This review appeared in slightly different form on the Scene-Stealers Lawrence.com blog.
The supernatural-inflected teen romance genre butts uncomfortably up against an apocalyptic survival story in How I Live Now, which opens this weekend at AMC Studio 30 in Olathe and Liberty Hall in Lawrence. There are some authentic moments that give the film an edge over the typical fantasy-romance fare, but the film’s tagline on the poster (“Love will lead you home”) is an unfortunate road to go down, considering its potential.
The journey from bratty to maturity is a quick one for the film’s main character, and it’s brought about by—what else?—her desire to be reunited with her boyfriend. Ugh.
In the near future, an angry American teenager named Daisy (Saoirse Ronan from Hanna and The Lovely Bones) is sent to live in the English countryside with her distant cousins. Military troops at the airport and planes flying overhead tell us that things are not swell in the U.K. A worsening worldwide political situation turns violent when a nuclear bomb is detonated in London (in a powerful scene that the film never again lives up to), and the kids all become separated.

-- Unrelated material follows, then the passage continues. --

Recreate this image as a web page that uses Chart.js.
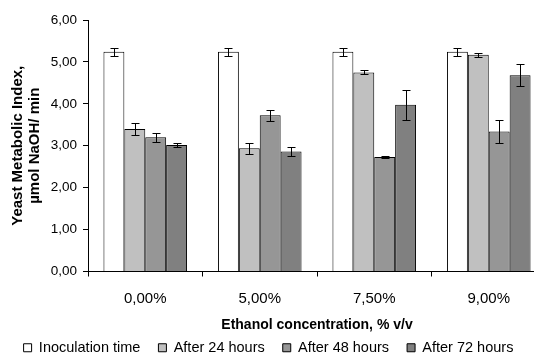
<!DOCTYPE html>
<html>
<head>
<meta charset="utf-8">
<script src="https://cdn.jsdelivr.net/npm/chart.js@4.4.1/dist/chart.umd.min.js"></script>
<style>
  html, body { margin: 0; padding: 0; background: #fff; overflow: hidden; }
  #recorte { width: 534px; height: 360px; overflow: hidden; position: relative; }
  #wrap { width: 548px; height: 365px; position: relative; }
</style>
</head>
<body>
<div id="recorte"><div id="wrap"><canvas id="grafico"></canvas></div></div>
<script>
// datos
const concentraciones = ['0,00%', '5,00%', '7,50%', '9,00%'];
const inoculacion = [5.24, 5.24, 5.24, 5.24];
const horas24 = [3.40, 2.94, 4.75, 5.17];
const horas48 = [3.20, 3.73, 2.73, 3.34];
const horas72 = [3.02, 2.86, 3.98, 4.68];
const errInoculacion = [0.10, 0.10, 0.10, 0.10];
const err24 = [0.14, 0.13, 0.05, 0.05];
const err48 = [0.10, 0.13, 0.02, 0.28];
const err72 = [0.05, 0.11, 0.36, 0.26];
const ticksY = [0, 1, 2, 3, 4, 5, 6];

const fuente = "'Liberation Sans', Arial, sans-serif";

// barras de error dibujadas con la escala y
const barrasError = {
    id: 'barrasError',
    afterDatasetsDraw(chart) {
        const ctx = chart.ctx;
        const y = chart.scales.y;
        ctx.save();
        ctx.strokeStyle = '#000';
        ctx.lineWidth = 1;
        chart.data.datasets.forEach((ds, i) => {
            const meta = chart.getDatasetMeta(i);
            meta.data.forEach((bar, j) => {
                const v = ds.data[j];
                const e = ds.errores[j];
                const x = Math.round(bar.x) + 0.5;
                const arriba = Math.round(y.getPixelForValue(v + e)) + 0.5;
                const abajo = Math.round(y.getPixelForValue(v - e)) + 0.5;
                ctx.beginPath();
                ctx.moveTo(x, arriba);
                ctx.lineTo(x, abajo);
                ctx.moveTo(x - 4, arriba);
                ctx.lineTo(x + 4, arriba);
                ctx.moveTo(x - 4, abajo);
                ctx.lineTo(x + 4, abajo);
                ctx.stroke();
            });
        });
        ctx.restore();
    }
};

// la leyenda queda centrada en la parte visible
const moverLeyenda = {
    id: 'moverLeyenda',
    afterLayout(chart) {
        if (chart.legend) {
            chart.legend.right -= 9;
        }
    }
};

function serie(nombre, datos, errores, color) {
    return {
        label: nombre,
        data: datos,
        errores: errores,
        backgroundColor: color,
        borderColor: '#000',
        borderWidth: 1,
        barPercentage: 1.0,
        categoryPercentage: 0.73
    };
}

new Chart('grafico', {
    type: 'bar',
    data: {
        labels: concentraciones,
        datasets: [
            serie('Inoculation time', inoculacion, errInoculacion, '#ffffff'),
            serie('After 24 hours', horas24, err24, '#c0c0c0'),
            serie('After 48 hours', horas48, err48, '#969696'),
            serie('After 72 hours', horas72, err72, '#808080')
        ]
    },
    options: {
        responsive: true,
        maintainAspectRatio: false,
        animation: false,
        layout: {
            padding: { top: 20, right: 2, bottom: 0, left: 0 }
        },
        plugins: {
            tooltip: { enabled: false },
            legend: {
                position: 'bottom',
                labels: {
                    color: '#000',
                    font: { family: fuente, size: 14.5 },
                    boxWidth: 8,
                    boxHeight: 8,
                    padding: 18
                }
            }
        },
        scales: {
            x: {
                offset: true,
                afterFit: (s) => { s.height = 51; },
                grid: {
                    offset: true,
                    drawOnChartArea: false,
                    drawTicks: true,
                    tickLength: 5,
                    color: '#000'
                },
                border: { color: '#000', width: 1 },
                ticks: {
                    color: '#000',
                    font: { family: fuente, size: 15 },
                    padding: 13
                },
                title: {
                    display: true,
                    text: 'Ethanol concentration, % v/v',
                    color: '#000',
                    font: { family: fuente, size: 14, weight: 'bold' },
                    padding: { top: 0, bottom: -11 }
                }
            },
            y: {
                min: 0,
                max: 6,
                afterFit: (s) => { s.width = 88; },
                afterBuildTicks: (s) => { s.ticks = ticksY.map(v => ({ value: v })); },
                grid: {
                    drawOnChartArea: false,
                    drawTicks: true,
                    tickLength: 5,
                    color: '#000'
                },
                border: { color: '#000', width: 1 },
                ticks: {
                    color: '#000',
                    font: { family: fuente, size: 13.5 },
                    padding: 6,
                    callback: (v) => Number(v).toFixed(2).replace('.', ',')
                },
                title: {
                    display: true,
                    text: ['Yeast Metabolic Index,', 'µmol NaOH/ min'],
                    color: '#000',
                    font: { family: fuente, size: 15, weight: 'bold', lineHeight: 1.15 },
                    padding: { top: 9, bottom: 0 }
                }
            }
        }
    },
    plugins: [barrasError, moverLeyenda]
});
</script>
</body>
</html>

Director Kevin Macdonald can’t quite bring the different tones of Meg Rosoff’s award-winning young adult novel together. Daisy’s initial steadfast resistance to life with her British cousins doesn’t last long, freeing her up for an unconvincing and brief romance with eldest cousin Eddie (George MacKay). This relationship forms the basis for Daisy’s burgeoning self-confidence, as she follows some sort of psychic connection (not to mention her own nonstop self-help inner monologue) in the hope of reuniting with Eddie again.
Telling the story from the perspective of a self-absorbed teenager is both a blessing and a curse. When World War III happens, it’s shown only on the periphery, forcing the audience to fill in the blanks about the bigger picture of global chaos and concentrate on Daisy’s situation. As her conflicts become more typical of the genre (which was especially crowded this summer), however, there aren’t any new insights to unearth.
Ronan is prickly and her portrayal is unusual, lending a certain amount of angsty authenticity to Daisy, but How I Live Now borrows too many bad habits from end-of-the-world movies and heavy teen romances to become a convincing coming-of-age tale with anything new to say. There is a certain maturity and realization for Daisy by the end of the film, but too many overly familiar roadblocks on the way.